Last week one of my friends sent me a screenshot of her Facebook "On This Day" feed where I was trying to get everyone to leave Facebook for Google+. She had her laugh, and so did I, but I found myself still thinking about it a couple of days later.
Google shutting down its slowly dying social network wasn't a surprise, and it wasn't really something that upset me, but remembering the original promise of Google+ left me kind of angry. At its start, Google+ was the continuation of this larger vision the company had for its services, and that entire vision has now completely disappeared.
And I'm probably not going to get over it.
Long before Google+, I got my whole family hooked on Hangouts and Google Reader. Over that year I had just about everyone I knew using both of them, and it was great. When Google Voice came out, my whole family signed up for that as well. This was a Google family, and most of my friends followed suit. The ecosystem I'd created for myself was fantastic. I didn't need to know anyone's phone number. I didn't need to have a bunch of different messaging apps installed. Everything just worked.
The only barrier to entry was a Google account, and everyone not only had one of those but absolutely loved using it right? RIGHT?!
For me, Google+ took this ecosystem I'd created for myself and expanded it to the rest of the world. When I wanted to talk to a friend on G+, I tapped in their name and could immediately reach them via Hangouts. I didn't need to know anyone's phone number or address, just their online profile. To me, this was the future. And it was only going to get better as Google started talking about unifying different chat services under the Hangouts banner.

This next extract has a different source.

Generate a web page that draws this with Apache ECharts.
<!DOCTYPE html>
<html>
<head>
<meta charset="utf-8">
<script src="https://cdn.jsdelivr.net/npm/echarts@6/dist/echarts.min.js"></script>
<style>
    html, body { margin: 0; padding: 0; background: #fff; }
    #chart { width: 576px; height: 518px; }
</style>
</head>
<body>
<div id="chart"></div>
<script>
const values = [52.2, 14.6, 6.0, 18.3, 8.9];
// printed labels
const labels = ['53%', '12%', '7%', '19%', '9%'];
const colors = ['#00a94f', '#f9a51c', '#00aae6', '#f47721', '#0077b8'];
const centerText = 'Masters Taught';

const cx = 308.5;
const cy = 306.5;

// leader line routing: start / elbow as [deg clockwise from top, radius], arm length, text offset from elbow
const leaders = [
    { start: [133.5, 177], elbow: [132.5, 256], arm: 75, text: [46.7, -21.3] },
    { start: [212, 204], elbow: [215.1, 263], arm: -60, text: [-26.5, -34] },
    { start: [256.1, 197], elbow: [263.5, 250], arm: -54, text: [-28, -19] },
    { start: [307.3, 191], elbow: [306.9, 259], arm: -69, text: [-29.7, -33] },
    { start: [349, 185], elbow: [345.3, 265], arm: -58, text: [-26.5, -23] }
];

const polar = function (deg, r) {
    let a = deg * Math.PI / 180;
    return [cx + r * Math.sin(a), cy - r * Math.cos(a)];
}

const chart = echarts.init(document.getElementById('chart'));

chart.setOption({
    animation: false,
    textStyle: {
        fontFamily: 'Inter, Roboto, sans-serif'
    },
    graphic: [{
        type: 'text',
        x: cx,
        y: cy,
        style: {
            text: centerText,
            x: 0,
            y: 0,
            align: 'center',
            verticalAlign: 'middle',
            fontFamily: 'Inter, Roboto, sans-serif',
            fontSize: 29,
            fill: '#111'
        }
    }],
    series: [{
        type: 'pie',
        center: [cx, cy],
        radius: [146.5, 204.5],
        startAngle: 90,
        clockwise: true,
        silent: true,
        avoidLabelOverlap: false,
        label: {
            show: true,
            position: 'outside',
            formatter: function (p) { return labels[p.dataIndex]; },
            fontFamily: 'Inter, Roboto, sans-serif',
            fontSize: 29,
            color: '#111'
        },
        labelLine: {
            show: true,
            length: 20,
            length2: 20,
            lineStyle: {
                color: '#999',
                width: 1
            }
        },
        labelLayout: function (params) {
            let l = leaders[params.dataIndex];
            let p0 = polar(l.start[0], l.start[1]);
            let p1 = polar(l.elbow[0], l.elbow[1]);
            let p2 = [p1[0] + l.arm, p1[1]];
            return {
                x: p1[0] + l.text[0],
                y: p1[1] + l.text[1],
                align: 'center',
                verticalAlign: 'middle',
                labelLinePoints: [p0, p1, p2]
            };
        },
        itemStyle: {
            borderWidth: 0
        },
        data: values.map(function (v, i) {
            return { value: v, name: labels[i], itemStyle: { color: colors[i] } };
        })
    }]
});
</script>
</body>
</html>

This was supposed to be a single communication layer, completely replacing all of these aging and broken communication mechanisms we'd been using as the internet grew up around us. No hardware boundaries, no need to remember nine different apps to reach all your friends and family, just an internet connection and you're there with the rest of the world.
Some of this excitement was borne of my own ignorance. I mean, the only barrier to entry was a Google account and everyone not only had one of those but absolutely loved using it, right? Right?! Wrong.

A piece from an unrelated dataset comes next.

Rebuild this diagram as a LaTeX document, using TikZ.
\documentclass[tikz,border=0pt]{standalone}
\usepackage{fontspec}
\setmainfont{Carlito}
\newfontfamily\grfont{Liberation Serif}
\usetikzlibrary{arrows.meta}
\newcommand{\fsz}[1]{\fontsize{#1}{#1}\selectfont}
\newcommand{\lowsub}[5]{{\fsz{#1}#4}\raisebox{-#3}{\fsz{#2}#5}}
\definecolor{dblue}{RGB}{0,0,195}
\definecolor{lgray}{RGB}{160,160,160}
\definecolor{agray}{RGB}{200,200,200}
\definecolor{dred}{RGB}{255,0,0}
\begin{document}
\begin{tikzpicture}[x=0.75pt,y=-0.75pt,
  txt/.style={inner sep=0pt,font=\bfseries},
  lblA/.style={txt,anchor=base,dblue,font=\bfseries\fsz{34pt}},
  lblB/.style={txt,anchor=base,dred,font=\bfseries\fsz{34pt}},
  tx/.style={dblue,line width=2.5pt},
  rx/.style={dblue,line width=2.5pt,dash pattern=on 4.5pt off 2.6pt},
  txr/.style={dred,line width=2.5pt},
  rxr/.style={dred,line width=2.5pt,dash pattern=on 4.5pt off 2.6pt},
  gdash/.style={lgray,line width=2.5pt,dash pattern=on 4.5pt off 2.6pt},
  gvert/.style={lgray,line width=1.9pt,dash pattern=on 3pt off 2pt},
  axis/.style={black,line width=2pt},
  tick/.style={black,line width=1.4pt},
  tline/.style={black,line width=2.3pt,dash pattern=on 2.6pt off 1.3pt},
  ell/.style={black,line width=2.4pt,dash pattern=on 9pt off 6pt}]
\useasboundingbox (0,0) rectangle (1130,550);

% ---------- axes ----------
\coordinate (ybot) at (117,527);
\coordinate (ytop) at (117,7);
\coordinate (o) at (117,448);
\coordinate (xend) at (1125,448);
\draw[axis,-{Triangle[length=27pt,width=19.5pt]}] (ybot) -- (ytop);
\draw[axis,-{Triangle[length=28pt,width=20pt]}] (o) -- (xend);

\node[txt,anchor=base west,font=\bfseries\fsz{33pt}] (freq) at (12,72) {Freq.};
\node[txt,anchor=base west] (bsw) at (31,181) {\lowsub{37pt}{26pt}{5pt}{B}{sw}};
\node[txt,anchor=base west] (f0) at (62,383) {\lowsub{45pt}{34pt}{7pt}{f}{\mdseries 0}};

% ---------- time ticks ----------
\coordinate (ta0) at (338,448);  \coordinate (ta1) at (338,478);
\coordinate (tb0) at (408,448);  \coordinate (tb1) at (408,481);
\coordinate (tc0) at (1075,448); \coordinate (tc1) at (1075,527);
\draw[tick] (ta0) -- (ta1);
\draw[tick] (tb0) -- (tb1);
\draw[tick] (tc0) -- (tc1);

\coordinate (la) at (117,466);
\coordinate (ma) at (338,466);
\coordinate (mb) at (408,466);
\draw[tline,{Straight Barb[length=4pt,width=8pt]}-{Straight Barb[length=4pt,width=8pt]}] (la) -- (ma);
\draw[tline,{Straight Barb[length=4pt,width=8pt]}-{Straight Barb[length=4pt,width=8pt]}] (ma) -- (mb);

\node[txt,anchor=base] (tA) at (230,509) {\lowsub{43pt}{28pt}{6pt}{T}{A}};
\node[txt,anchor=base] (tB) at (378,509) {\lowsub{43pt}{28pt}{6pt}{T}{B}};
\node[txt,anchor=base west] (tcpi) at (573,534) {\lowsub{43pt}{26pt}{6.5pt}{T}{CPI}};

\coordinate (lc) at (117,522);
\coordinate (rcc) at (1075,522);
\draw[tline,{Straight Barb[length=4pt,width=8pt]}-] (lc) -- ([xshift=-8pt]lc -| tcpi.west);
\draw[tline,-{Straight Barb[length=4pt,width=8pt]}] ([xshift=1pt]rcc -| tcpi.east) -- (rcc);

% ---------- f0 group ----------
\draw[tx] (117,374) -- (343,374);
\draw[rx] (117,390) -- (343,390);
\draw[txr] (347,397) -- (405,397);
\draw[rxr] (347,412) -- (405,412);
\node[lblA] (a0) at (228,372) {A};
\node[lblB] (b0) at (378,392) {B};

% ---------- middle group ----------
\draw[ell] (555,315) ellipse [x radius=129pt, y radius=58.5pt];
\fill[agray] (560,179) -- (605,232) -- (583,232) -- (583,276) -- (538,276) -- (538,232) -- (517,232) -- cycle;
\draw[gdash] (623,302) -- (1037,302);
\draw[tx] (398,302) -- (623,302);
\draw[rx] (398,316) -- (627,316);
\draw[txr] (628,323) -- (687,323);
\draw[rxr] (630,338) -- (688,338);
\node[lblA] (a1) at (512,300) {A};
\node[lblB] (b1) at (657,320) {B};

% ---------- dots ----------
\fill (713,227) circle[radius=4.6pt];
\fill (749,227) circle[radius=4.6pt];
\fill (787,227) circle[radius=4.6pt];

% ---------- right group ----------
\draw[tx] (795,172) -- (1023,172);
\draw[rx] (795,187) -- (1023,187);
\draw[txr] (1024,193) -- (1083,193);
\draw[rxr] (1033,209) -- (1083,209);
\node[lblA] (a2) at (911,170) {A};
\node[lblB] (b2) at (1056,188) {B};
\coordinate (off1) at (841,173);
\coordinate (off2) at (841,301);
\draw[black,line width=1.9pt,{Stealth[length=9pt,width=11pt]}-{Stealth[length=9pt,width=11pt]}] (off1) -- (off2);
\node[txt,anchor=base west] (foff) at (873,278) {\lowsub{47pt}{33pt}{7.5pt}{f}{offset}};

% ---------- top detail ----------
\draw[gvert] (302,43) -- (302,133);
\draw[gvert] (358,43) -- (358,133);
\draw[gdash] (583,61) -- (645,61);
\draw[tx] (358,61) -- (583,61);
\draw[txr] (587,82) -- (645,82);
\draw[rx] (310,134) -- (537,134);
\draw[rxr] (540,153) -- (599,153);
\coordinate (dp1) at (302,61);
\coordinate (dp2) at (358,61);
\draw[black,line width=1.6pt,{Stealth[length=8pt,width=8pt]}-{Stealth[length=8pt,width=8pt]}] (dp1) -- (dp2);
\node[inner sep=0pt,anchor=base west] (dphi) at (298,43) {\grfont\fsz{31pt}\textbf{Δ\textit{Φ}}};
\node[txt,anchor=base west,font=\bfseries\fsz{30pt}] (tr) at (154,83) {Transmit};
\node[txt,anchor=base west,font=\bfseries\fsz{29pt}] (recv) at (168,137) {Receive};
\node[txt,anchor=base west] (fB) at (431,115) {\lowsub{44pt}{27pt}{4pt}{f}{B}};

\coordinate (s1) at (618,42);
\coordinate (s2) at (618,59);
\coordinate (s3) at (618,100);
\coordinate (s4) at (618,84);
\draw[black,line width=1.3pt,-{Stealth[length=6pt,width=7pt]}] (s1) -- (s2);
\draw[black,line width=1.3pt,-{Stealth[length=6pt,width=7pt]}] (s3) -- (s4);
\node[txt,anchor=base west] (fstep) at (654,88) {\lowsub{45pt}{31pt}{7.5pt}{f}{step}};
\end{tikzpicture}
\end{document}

As Google was constructing its web-based walled garden, Microsoft and Apple were making sure there were at least some competing services for people to fall in love with. And a lot of my thought then was very U.S.-centric; the rest of the world didn't have access to this experience for a variety of reasons. To those people, the Google account was the obnoxious other account they had to sign in to in order to reach some of their friends. And my personal bubble was not as big as I thought it was; there simply weren't that many people who both saw and wanted Google in their entire web experience.
Unfortunately, by the time Google realized lots of folks would rather have pieces of their experience instead of an all-or-nothing approach, it was too late. Google Reader had already been shut down to encourage people to use G+ as their news feed, Hangouts had already not lived up to its unified messaging promise, and YouTube was filled with videos of people actively raging about being forced to use G+ as a comment moderation system.

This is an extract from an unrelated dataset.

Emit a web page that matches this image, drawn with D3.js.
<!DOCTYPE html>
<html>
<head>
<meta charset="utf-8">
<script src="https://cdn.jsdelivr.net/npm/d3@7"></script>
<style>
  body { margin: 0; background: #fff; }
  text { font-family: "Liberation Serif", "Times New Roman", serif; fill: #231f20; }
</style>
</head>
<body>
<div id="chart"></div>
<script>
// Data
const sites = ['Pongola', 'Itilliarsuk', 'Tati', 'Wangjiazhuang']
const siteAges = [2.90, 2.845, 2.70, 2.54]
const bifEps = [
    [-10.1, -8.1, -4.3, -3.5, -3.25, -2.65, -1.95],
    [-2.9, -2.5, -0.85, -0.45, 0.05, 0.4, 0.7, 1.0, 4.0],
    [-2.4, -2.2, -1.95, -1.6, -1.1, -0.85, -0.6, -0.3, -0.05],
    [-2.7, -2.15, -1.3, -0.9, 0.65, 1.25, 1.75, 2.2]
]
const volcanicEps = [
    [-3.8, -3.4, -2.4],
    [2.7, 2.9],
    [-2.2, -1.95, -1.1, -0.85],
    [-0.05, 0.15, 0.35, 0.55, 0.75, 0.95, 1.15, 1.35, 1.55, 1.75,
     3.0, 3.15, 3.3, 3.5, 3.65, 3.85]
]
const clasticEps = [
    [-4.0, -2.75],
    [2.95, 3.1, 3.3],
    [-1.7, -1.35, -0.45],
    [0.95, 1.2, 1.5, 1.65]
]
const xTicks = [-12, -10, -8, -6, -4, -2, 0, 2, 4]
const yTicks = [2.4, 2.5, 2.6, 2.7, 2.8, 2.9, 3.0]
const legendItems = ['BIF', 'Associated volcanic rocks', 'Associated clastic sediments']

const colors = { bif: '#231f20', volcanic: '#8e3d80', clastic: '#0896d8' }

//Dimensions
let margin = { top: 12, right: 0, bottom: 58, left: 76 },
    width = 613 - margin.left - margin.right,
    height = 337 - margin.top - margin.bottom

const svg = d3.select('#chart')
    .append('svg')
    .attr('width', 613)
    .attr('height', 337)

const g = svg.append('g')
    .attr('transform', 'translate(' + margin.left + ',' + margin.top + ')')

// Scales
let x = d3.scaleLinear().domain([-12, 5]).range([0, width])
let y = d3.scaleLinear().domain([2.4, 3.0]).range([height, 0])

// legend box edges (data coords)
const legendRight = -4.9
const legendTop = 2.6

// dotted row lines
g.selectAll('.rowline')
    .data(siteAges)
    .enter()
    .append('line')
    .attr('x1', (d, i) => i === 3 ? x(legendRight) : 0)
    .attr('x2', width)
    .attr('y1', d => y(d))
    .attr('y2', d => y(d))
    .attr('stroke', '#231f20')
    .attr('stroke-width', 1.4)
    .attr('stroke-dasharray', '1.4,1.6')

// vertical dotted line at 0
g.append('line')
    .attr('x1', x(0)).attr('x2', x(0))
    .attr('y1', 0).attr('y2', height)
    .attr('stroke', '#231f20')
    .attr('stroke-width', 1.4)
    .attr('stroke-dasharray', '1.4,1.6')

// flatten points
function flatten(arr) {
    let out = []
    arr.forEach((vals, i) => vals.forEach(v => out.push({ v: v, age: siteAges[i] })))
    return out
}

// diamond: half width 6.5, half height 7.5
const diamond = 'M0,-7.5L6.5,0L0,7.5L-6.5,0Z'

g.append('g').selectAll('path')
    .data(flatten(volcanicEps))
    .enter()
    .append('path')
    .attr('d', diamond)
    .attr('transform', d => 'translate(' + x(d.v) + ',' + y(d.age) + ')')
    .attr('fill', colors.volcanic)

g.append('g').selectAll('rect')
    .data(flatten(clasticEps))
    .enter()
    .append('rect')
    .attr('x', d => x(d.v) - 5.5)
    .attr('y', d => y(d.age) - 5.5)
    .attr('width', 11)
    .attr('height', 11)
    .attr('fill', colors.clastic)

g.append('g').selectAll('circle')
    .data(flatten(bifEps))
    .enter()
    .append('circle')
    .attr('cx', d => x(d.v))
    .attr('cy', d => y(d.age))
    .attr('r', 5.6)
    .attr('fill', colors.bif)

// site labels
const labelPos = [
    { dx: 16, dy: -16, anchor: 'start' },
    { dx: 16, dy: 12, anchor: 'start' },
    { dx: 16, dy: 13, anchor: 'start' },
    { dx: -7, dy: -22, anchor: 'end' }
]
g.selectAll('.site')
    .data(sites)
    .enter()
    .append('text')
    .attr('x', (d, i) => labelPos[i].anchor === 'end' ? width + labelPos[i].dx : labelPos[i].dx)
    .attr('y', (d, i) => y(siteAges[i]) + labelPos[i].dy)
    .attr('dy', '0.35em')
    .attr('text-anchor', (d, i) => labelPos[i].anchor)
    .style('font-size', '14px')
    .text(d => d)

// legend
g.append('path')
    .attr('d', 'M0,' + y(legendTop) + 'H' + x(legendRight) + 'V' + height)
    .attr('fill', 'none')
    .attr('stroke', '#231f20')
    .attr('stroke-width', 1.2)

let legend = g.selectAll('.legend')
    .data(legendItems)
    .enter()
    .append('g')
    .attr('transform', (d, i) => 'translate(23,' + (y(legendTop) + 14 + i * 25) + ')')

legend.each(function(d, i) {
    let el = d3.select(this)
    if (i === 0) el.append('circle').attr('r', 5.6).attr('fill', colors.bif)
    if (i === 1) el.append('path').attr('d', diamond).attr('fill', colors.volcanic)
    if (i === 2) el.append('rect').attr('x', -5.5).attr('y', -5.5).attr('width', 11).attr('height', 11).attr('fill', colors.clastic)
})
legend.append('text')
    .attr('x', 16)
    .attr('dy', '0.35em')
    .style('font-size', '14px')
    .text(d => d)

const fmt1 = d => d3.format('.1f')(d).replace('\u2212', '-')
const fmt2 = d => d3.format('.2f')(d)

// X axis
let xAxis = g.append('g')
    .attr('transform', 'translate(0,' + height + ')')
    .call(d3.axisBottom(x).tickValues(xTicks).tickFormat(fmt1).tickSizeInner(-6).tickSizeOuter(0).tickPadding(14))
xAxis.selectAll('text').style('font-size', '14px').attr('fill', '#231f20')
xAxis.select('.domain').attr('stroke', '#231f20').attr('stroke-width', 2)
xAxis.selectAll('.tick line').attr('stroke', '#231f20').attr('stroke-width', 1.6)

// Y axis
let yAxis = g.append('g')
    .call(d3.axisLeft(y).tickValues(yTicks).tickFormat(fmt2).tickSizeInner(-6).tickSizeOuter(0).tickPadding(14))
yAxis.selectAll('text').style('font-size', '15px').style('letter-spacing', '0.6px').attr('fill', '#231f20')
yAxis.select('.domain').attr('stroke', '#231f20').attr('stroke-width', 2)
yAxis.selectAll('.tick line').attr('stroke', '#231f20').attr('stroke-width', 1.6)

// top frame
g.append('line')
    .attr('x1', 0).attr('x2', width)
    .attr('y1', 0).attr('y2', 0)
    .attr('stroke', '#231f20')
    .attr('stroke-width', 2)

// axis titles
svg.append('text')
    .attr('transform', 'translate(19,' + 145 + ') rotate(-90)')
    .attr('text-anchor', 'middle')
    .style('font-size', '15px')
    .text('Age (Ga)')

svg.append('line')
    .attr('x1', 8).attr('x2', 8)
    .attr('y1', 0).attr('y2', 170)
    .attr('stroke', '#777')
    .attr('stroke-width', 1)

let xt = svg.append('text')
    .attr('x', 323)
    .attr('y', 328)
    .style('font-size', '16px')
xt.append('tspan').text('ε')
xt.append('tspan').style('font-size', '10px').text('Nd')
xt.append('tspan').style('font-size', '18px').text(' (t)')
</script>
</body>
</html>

For people like me, things have only gotten worse. Hangouts is now an "enterprise" app, in exchange for two different apps (Allo and Duo) which both rely heavily on phone numbers for identity. Google+ is on the way out. Inbox, another app I love, is dying. None of the things I once saw as pillars of the Google experience are going to be here in a year. The unified Web, which I now admit was never really a thing to begin with, will soon be fully eradicated.
Google's priorities have shifted, and as difficult as it is for me to admit those new priorities are generally better. My Lenovo Smart Display tells me when I need to leave my house to get to a meeting on time; Google Photos automatically pings my parents when I've backed up photos of their grandkids, and my Pixel 3 will soon screen calls for me.
Google Assistant is the new unified experience. This layer across all of Google that improves my life by doing things for me. I still want those other things, and I still think Google is the best company to handle the challenges associated with unifying communication across the world, but it doesn't seem like that's going to happen anytime soon.